Secondly, the same-sex euphemism obscures the very real way we do need to be protected in sex. Sex is powerful, because it unites a man and a woman in ways that reach beyond the physical. Which is why sexual relationships that do not endure are so painful, or, as experienced increasingly in our “hook up” culture, deadening. The Scriptures suggest this very thing—sexual sin is sin “against the body” (1 Corinthians 6:18).  This does not mean that sexual sin is worse than other sins, but suggests that sex affects personally and deeply us in ways that other sins (e.g., stealing) do not. As it turns out, we do need to be protected from sex. The protection we need, however, is not a condom, but a bright line warning us that sex belongs in marriage—where we can be protected in sex. 

The sanctity of sex, by the way, explains why many in the pro-life movement do not see contraception as the answer to abortion, a position non-sensical to supporters of abortion-on-demand. The reasoning is simple, and it goes beyond the fact that contraceptives often fail. Contraception does not just separate sex from its natural end of pregnancy, but also creates a mentality that encourages sex apart from its intended place in marriage. On one level, the solution to abortion cannot be to encourage the act that creates the demand for abortion. But on another level, the solution to abortion cannot be to promote an act that inevitably leads to the harm of those who engage in it—as extramarital sex always does.  Even if those engaged in what has been called “the sexual marketplace” choose to deny it, sociological studies have demonstrated the devastating effects of sexual license in individual lives, and in the culture. Millions can bear personal witness to such.

The word “sanctity” comes from the biblical word “holy,” which has to do with God, and with things closely associated with God. One attribute of the holy in the Bible is danger. In the Old Testament, there are holy places that only certain people could enter, and holy objects that only they could handle; holy days were required to be observed under the threat of punishment. These practices were good in and of themselves, but they must be approached in a given way—the Lord’s way—lest the holy be the undoing of the people. In other words, there was a danger associated with holiness. The people needed to be protected. 

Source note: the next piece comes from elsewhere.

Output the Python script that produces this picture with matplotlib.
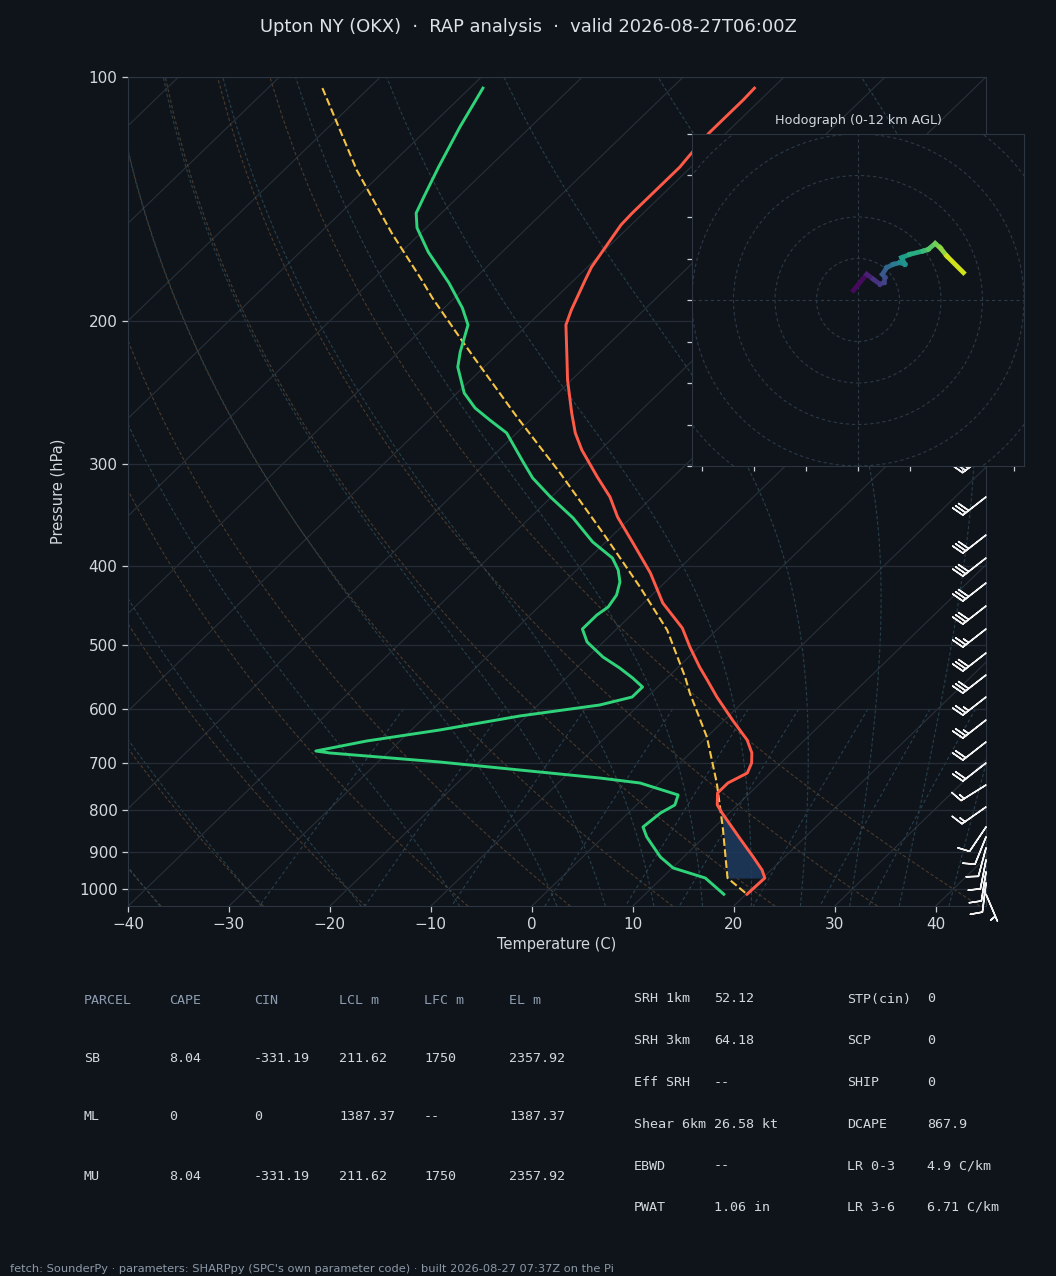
import numpy as np
import matplotlib
matplotlib.use("Agg")
import matplotlib.pyplot as plt
from matplotlib import transforms as mtransforms
from matplotlib.collections import LineCollection
from matplotlib.patches import Circle
from matplotlib.ticker import FixedLocator, NullLocator, FixedFormatter

# ---------------- data ----------------
title = "Upton NY (OKX)  \u00b7  RAP analysis  \u00b7  valid 2026-08-27T06:00Z"
footer = ("fetch: SounderPy \u00b7 parameters: SHARPpy (SPC's own parameter code) \u00b7 "
          "built 2026-08-27 07:37Z on the Pi")

# environmental temperature (hPa, degC)
temp_p = [103.2, 106.7, 117.2, 125.5, 129.1, 147.1, 152.1, 171.4, 177.8, 193.6, 202.0,
          223.1, 236.1, 259.3, 274.4, 288.0, 310.9, 329.0, 348.2, 374.9, 408.2, 444.4,
          477.1, 503.5, 532.8, 552.9, 580.2, 619.3, 655.4, 680.0, 699.6, 719.7, 740.4,
          761.7, 788.0, 806.1, 865.4, 913.3, 947.5, 969.3, 1015.0]
temp_c = [-61.8, -61.7, -61.7, -61.3, -61.1, -61.1, -61.0, -59.6, -58.9, -57.2, -56.2,
          -52.5, -50.4, -46.6, -44.2, -41.8, -37.5, -34.2, -31.4, -27.2, -22.4, -18.1,
          -13.6, -10.9, -7.9, -5.8, -3.1, 0.8, 4.3, 6.1, 7.1, 7.7, 6.8,
          6.8, 8.0, 9.3, 13.6, 16.9, 19.1, 20.2, 20.1]

# dewpoint (hPa, degC)
dew_p = [103.2, 115.2, 129.1, 140.5, 147.1, 153.4, 164.3, 179.3, 192.5, 202.0, 218.1,
         227.6, 245.0, 255.6, 264.5, 274.4, 297.9, 311.8, 329.0, 349.2, 373.8, 391.2,
         404.7, 418.7, 434.4, 449.5, 459.8, 478.4, 496.4, 517.9, 534.4, 549.7, 563.9,
         580.2, 593.5, 612.3, 637.1, 657.3, 676.2, 680.0, 697.6, 730.0, 740.4, 766.0,
         788.0, 806.1, 838.8, 862.9, 913.3, 942.2, 969.3, 1015.0]
dew_c = [-88.7, -87.0, -85.0, -83.4, -82.5, -80.9, -77.3, -72.1, -68.2, -65.9, -63.9,
         -62.6, -59.3, -56.7, -54.0, -51.0, -46.4, -43.8, -40.1, -35.7, -31.3, -27.7,
         -25.9, -24.5, -23.5, -23.1, -23.4, -23.4, -21.6, -18.5, -15.7, -13.4, -11.5,
         -11.5, -13.9, -20.7, -27.2, -33.3, -37.3, -35.7, -23.9, -6.4, -1.9, 3.1,
         3.8, 3.2, 2.9, 4.3, 7.7, 10.1, 14.3, 17.8]

# surface-based parcel path (hPa, degC)
parcel_p = [103.2, 130.2, 155.6, 177.8, 187.1, 210.8, 221.8, 262.3, 307.4, 364.4,
            424.7, 479.8, 548.2, 573.6, 649.8, 740.4, 838.8, 969.3, 1015.0]
parcel_c = [-104.6, -92.8, -82.9, -75.1, -72.2, -65.0, -61.9, -51.6, -41.6, -31.2,
            -22.0, -14.9, -8.3, -6.2, 0.0, 5.7, 10.8, 16.5, 20.1]

# CIN layer shaded between parcel and environment (hPa)
cin_layer = [969.3, 804.0]

# wind barbs (hPa, direction deg, speed kt)
wind_p = [150, 200, 250, 292.1, 329.0, 366.5, 391.2, 419.9, 448.2, 478.4, 512.1, 545.1,
          580.2, 619.3, 659.1, 699.6, 744.6, 792.5, 838.8, 862.9, 890.2, 921.1,
          952.9, 983.1, 1015.0]
wind_dir = [245, 240, 235, 233, 232, 232, 232, 232, 232, 232, 232, 232,
            232, 232, 232, 232, 238, 235, 214, 202, 195, 191,
            189, 187, 157]
wind_kt = [35, 35, 30, 30, 30, 30, 30, 30, 30, 25, 30, 30,
           25, 25, 20, 20, 15, 15, 10, 10, 10, 10,
           10, 10, 5]

# hodograph (kt) and height (km AGL)
hodo_u = [-1.1, 2.1, 3.7, 5.3, 6.3, 6.5, 5.9, 6.9, 8.5, 10.1, 11.3, 10.5, 12.5, 15.7,
          16.9, 18.6, 19.8, 21.4, 25.4]
hodo_v = [2.3, 6.2, 5.0, 3.8, 4.2, 5.4, 6.2, 7.8, 8.6, 9.0, 8.6, 10.2, 11.0, 11.8,
          12.2, 13.6, 12.6, 10.6, 6.6]
hodo_km = [0.0, 0.6, 1.5, 1.9, 2.2, 2.6, 3.0, 3.6, 4.5, 5.4, 6.0, 6.3, 7.0, 8.0,
           8.4, 9.3, 9.6, 10.4, 12.0]
hodo_rings = [10, 20, 30, 40, 50, 60]

# parameter tables
parcel_header = ["PARCEL", "CAPE", "CIN", "LCL m", "LFC m", "EL m"]
parcel_rows = [["SB", "8.04", "-331.19", "211.62", "1750", "2357.92"],
               ["ML", "0", "0", "1387.37", "--", "1387.37"],
               ["MU", "8.04", "-331.19", "211.62", "1750", "2357.92"]]
kin_labels = ["SRH 1km", "SRH 3km", "Eff SRH", "Shear 6km", "EBWD", "PWAT"]
kin_values = ["52.12", "64.18", "--", "26.58 kt", "--", "1.06 in"]
comp_labels = ["STP(cin)", "SCP", "SHIP", "DCAPE", "LR 0-3", "LR 3-6"]
comp_values = ["0", "0", "0", "867.9", "4.9 C/km", "6.71 C/km"]

# ---------------- style ----------------
BG = "#0f141a"
SPINE = "#2c3643"
TXT = "#d3d8de"
HDR = "#8d9cb0"

W, H = 1056, 1276
fig = plt.figure(figsize=(W / 100, H / 100), dpi=100, facecolor=BG)

ax = fig.add_axes([128 / W, 1 - 906.2 / H, 858 / W, 829.2 / H], facecolor=BG)
ax.set_yscale("log")
ax.set_xlim(-40, 45)
ax.set_ylim(1050, 100)
ax.set_autoscale_on(False)

skew = ax.transScale + ax.transLimits + mtransforms.Affine2D().skew_deg(45, 0) + ax.transAxes

# isotherms
for t in np.arange(-130, 50, 10):
    ax.plot([t, t], [1050, 100], transform=skew, color="#28303a", lw=0.8, zorder=1)

pgrid = np.linspace(1050, 100, 80)
# dry adiabats
for t0 in np.arange(-40, 46, 10):
    tt = (t0 + 273.15) * (pgrid / 1000.0) ** 0.2857 - 273.15
    ax.plot(tt, pgrid, transform=skew, color="#5e4731", lw=0.8, ls=(0, (3, 2)),
            alpha=0.75, zorder=1)

# moist adiabats (integrated pseudo-adiabatic lapse rate)
Rd, Cp, Lv, eps = 287.04, 1004.6, 2.501e6, 0.622


def moist_dtdp(p, T):
    es = 6.112 * np.exp(17.67 * (T - 273.15) / (T - 29.65))
    rs = eps * es / (p - es)
    return (Rd * T + Lv * rs) / (Cp + Lv * Lv * rs * eps / (Rd * T * T)) / p


def integrate(t0, p_levels):
    T = np.array(t0, dtype=float)
    out = [T.copy()]
    for i in range(1, len(p_levels)):
        p0, p1 = p_levels[i - 1], p_levels[i]
        h = p1 - p0
        k1 = moist_dtdp(p0, T)
        k2 = moist_dtdp(p0 + h / 2, T + h / 2 * k1)
        k3 = moist_dtdp(p0 + h / 2, T + h / 2 * k2)
        k4 = moist_dtdp(p1, T + h * k3)
        T = T + h / 6 * (k1 + 2 * k2 + 2 * k3 + k4)
        out.append(T.copy())
    return np.array(out)


moist_t0 = np.concatenate((np.arange(-40, 0, 10), np.arange(0, 46, 5))) + 273.15
p_up = np.linspace(1000, 100, 200)
p_dn = np.linspace(1000, 1050, 10)
up = integrate(moist_t0, p_up)
dn = integrate(moist_t0, p_dn)
p_all = np.concatenate((p_dn[::-1], p_up[1:]))
T_all = np.concatenate((dn[::-1], up[1:])) - 273.15
for j in range(len(moist_t0)):
    ax.plot(T_all[:, j], p_all, transform=skew, color="#2a4753", lw=0.8,
            ls=(0, (3, 2)), alpha=0.85, zorder=1)

# mixing ratio lines
for w in [0.0004, 0.001, 0.002, 0.004, 0.007, 0.01, 0.016, 0.024, 0.032]:
    pm = np.linspace(600, 1050, 30)
    e = pm * w / (eps + w)
    le = np.log(e / 6.112)
    td = 243.5 * le / (17.67 - le)
    ax.plot(td, pm, transform=skew, color="#2e4a5e", lw=0.8, ls=(0, (3, 2.5)),
            alpha=0.8, zorder=1)

# pressure grid
for p in range(100, 1001, 100):
    ax.axhline(p, color="#232c37", lw=0.9, zorder=1)

# CIN shading
pf = np.geomspace(cin_layer[0], cin_layer[1], 80)
lt = np.interp(np.log(pf), np.log(temp_p), temp_c)
lpcl = np.interp(np.log(pf), np.log(parcel_p), parcel_c)
ax.fill_betweenx(pf, lpcl, lt, where=lt >= lpcl, transform=skew, color="#1f3a5e",
                 alpha=0.85, lw=0, zorder=2)

# profiles
ax.plot(temp_c, temp_p, transform=skew, color="#ff5a48", lw=2.1, zorder=4,
        solid_joinstyle="round")
ax.plot(dew_c, dew_p, transform=skew, color="#2fd47a", lw=2.1, zorder=4,
        solid_joinstyle="round")
ax.plot(parcel_c, parcel_p, transform=skew, color="#f6c445", lw=1.5, ls="--", zorder=3)

# wind barbs
wd = np.deg2rad(np.array(wind_dir, dtype=float))
ws = np.array(wind_kt, dtype=float)
u = -ws * np.sin(wd)
v = -ws * np.cos(wd)
ax.barbs(np.ones(len(wind_p)), wind_p, u, v, transform=ax.get_yaxis_transform(),
         clip_on=False, length=6.5, color="#f2f2f2", linewidth=1.1, zorder=5)

# axes styling
for s in ax.spines.values():
    s.set_color(SPINE)
ax.yaxis.set_major_locator(FixedLocator(list(range(100, 1001, 100))))
ax.yaxis.set_major_formatter(FixedFormatter([str(v_) for v_ in range(100, 1001, 100)]))
ax.yaxis.set_minor_locator(NullLocator())
ax.set_xticks(np.arange(-40, 41, 10))
ax.tick_params(colors="#c8ced6", labelcolor=TXT, labelsize=11, length=4, width=0.9)
ax.set_xlabel("Temperature (C)", color=TXT, fontsize=10.5, labelpad=4)
ax.set_ylabel("Pressure (hPa)", color=TXT, fontsize=10.5, labelpad=10)

# ---------------- hodograph ----------------
hx = fig.add_axes([692 / W, 1 - 466 / H, 332 / W, 332 / H], facecolor=BG)
hx.set_xlim(-40, 40)
hx.set_ylim(-40, 40)
for r in hodo_rings:
    hx.add_patch(Circle((0, 0), r, fill=False, ls=(0, (3, 2.5)), lw=0.8,
                        color="#2c3947"))
hx.axhline(0, color="#2c3947", lw=0.8, ls=(0, (3, 2.5)))
hx.axvline(0, color="#2c3947", lw=0.8, ls=(0, (3, 2.5)))
pts = np.column_stack([hodo_u, hodo_v])
segs = np.stack([pts[:-1], pts[1:]], axis=1)
km = np.array(hodo_km)
lc = LineCollection(segs, cmap="viridis", norm=plt.Normalize(0, 12), lw=3.4,
                    capstyle="projecting", zorder=3)
lc.set_array(0.5 * (km[:-1] + km[1:]))
hx.add_collection(lc)
hx.set_xticks([-37.5, -25, -12.5, 0, 12.5, 25, 37.5])
hx.set_yticks(np.arange(-40, 41, 10))
hx.tick_params(labelbottom=False, labelleft=False, colors="#c8ced6", length=3.5,
               width=0.9)
for s in hx.spines.values():
    s.set_color(SPINE)
hx.set_title("Hodograph (0-12 km AGL)", color=TXT, fontsize=9.2, pad=7)

# ---------------- text ----------------
fig.text(0.5, 1 - 27 / H, title, ha="center", va="center", color="#dde2e7",
         fontsize=12.9)

mono = "DejaVu Sans Mono"
col_x = [84, 169, 254, 339, 424, 509]
row_y = [1000, 1058.5, 1117, 1176]
for j, h in enumerate(parcel_header):
    fig.text(col_x[j] / W, 1 - row_y[0] / H, h, family=mono, fontsize=9.6,
             color=HDR, va="center", ha="left")
for i, row in enumerate(parcel_rows):
    for j, val in enumerate(row):
        fig.text(col_x[j] / W, 1 - row_y[i + 1] / H, val, family=mono, fontsize=9.6,
                 color=TXT, va="center", ha="left")

r_y = [999, 1041, 1083, 1124.5, 1166, 1207.5]
for i in range(6):
    yy = 1 - r_y[i] / H
    fig.text(634 / W, yy, kin_labels[i], family=mono, fontsize=9.6, color=TXT, va="center")
    fig.text(714 / W, yy, kin_values[i], family=mono, fontsize=9.6, color=TXT, va="center")
    fig.text(847 / W, yy, comp_labels[i], family=mono, fontsize=9.6, color=TXT, va="center")
    fig.text(927 / W, yy, comp_values[i], family=mono, fontsize=9.6, color=TXT, va="center")

fig.text(10 / W, 1 - 1269 / H, footer, ha="left", va="center", color="#8d99a8",
         fontsize=8.2)

fig.savefig("out.png", dpi=100, facecolor=BG)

So it is with sex, for in the end sex has everything to do with God. Hear the words of St. Paul, quoting and then commenting upon Genesis concerning the sexual relationship of man and woman: “‘Therefore a man shall leave his father and mother and hold fast to his wife, and the two shall become one flesh.’ This mystery is profound, and I am saying that it refers to Christ and the church” (Ephesians 5:31-32). Whether or not we realize it, the sexual union of a man and woman is an allusion to the relationship between Christ and the church. In other words, sex is holy. We need to be protected—again, not by the barrier of a condom, but by the boundary of marriage that surrounds a man and a woman and allows them to be naked and unashamed.